The progress of science and technology in the pharmaceutical industry has facilitated access to effective treatments. However, this has also led to a strong dependence on certain medications, often without fully considering their side effects.
For example, ibuprofen is one of the most widely used and well-known medications in Chile. According to data from the Institute of Public Health (ISP), between January and October 2021 alone, more than 4.7 million units were sold, placing it third in the ranking of best-selling drugs nationwide. Other commonly used anti-inflammatory drugs include naproxen, mefenamic acid, ketoprofen, and ketorolac.
This massive consumption reflects the Chilean population's strong dependence on anti-inflammatory drugs, despite scientific evidence warning of their adverse effects, such as gastric or renal damage when used for prolonged periods, thus prompting the need to seek effective and less harmful options for the body.
This is the view of Dr. Carolina Mascayano, an academic and researcher at the Faculty of Chemistry and Biology at Usach, who is leading a Fondecyt Regular project aimed at developing a new generation of compounds with anti-inflammatory potential. The goal is to find safer and more effective alternatives to current medications, capable of relieving inflammation without causing the adverse effects that currently limit the prolonged use of these drugs.
Fewer Side Effects
"We began by researching 5-LOX inhibitors from flavonoids, but we soon saw the need to go further and also address COX-2. This evolution led us to propose dual compounds that integrate both inflammatory pathways, paving the way for more comprehensive therapies with fewer side effects," says the researcher.
In other words, the research stems from studying traditional anti-inflammatory drugs and evolving toward the design of compounds that act on two enzymes relevant to the creation of a drug. The first is COX-2, responsible for producing prostaglandins that cause pain, fever, and inflammation. The second is 5-LOX, linked to the synthesis of leukotrienes, molecules that also participate in inflammatory processes and respiratory diseases. By focusing on both at the same time, more comprehensive treatments with fewer side effects than current drugs can be developed.
One of the project's innovative proposals is the incorporation of ferrocene, an organometallic compound that has gained prominence in medicinal chemistry in recent years. Its high stability, structural similarity to the phenolic ring common in many drugs, and low toxicity in animal models make it a particularly attractive fragment for drug design.
“By adding ferrocene to our molecules, we make them more effective and, at the same time, safer. This organometallic fragment enhances the action against inflammatory enzymes and opens up the possibility of developing treatments with fewer side effects than traditional anti-inflammatories,” explains Dr. Mascayano.
Impactful Interdisciplinary Research
Although this is pioneering basic science research, the project involves strong collaboration between different areas of knowledge. It involves chemists dedicated to the synthesis of new molecules, biochemists who perform biological tests, bioinformatics specialists who model the behavior of compounds on computers, as well as undergraduate, master's, and doctoral students who are involved in each stage.
"We work simultaneously on three core fronts: compound synthesis, biological testing, and computational studies," says Dr.
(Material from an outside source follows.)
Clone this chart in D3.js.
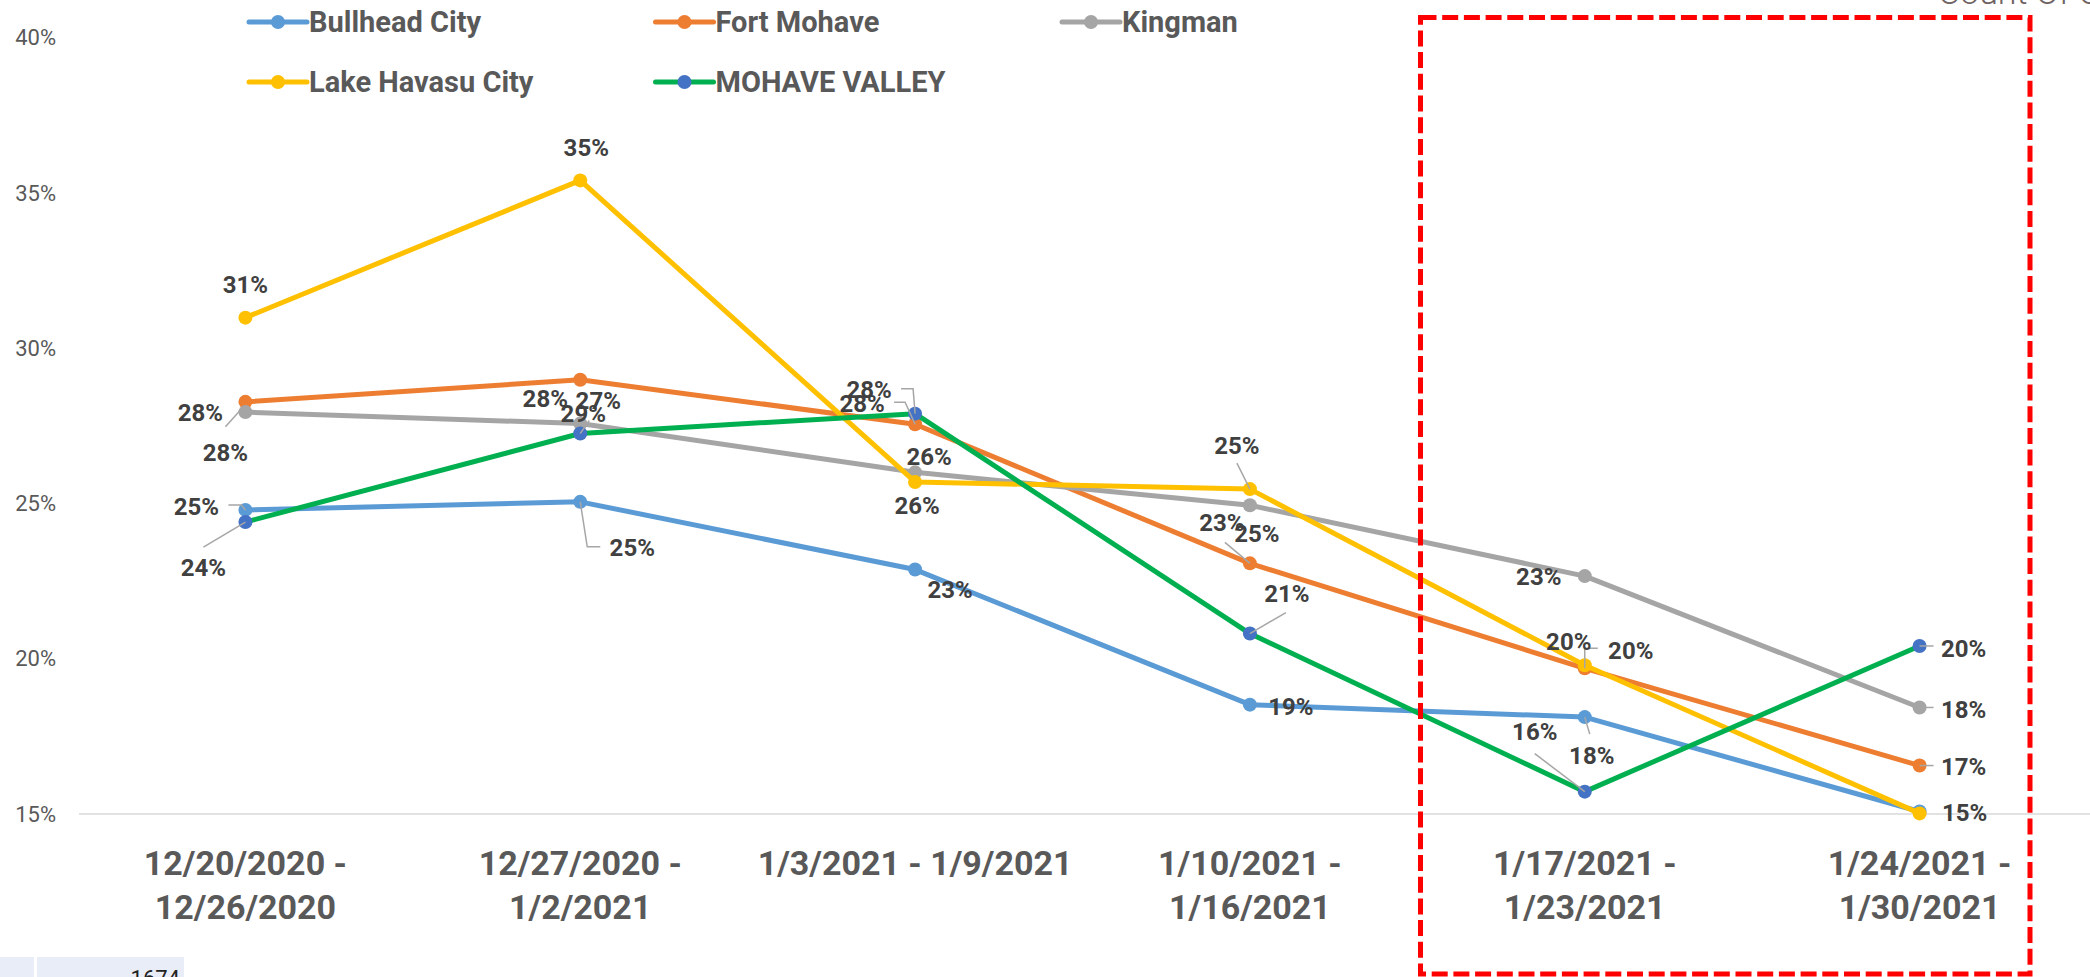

Mascayano. She underscores the importance of teamwork, adding that "none of this would be possible without collaboration between different disciplines and the essential contribution of undergraduate and graduate students.
"Added to this effort is the collaboration with academics from the Faculty of Medical Sciences at Usach, which allows us to broaden our view to applications related to more complex pathologies, such as cancer. This joint work between chemistry, biology, and medicine makes the project an example of interdisciplinary research with great potential for impact.
“The integration with Medical Sciences enables us to project the work beyond inflammation and think about how these compounds could contribute to the treatment of diseases where COX-2 and 5-LOX play a key role, such as cancer,” concludes the researcher.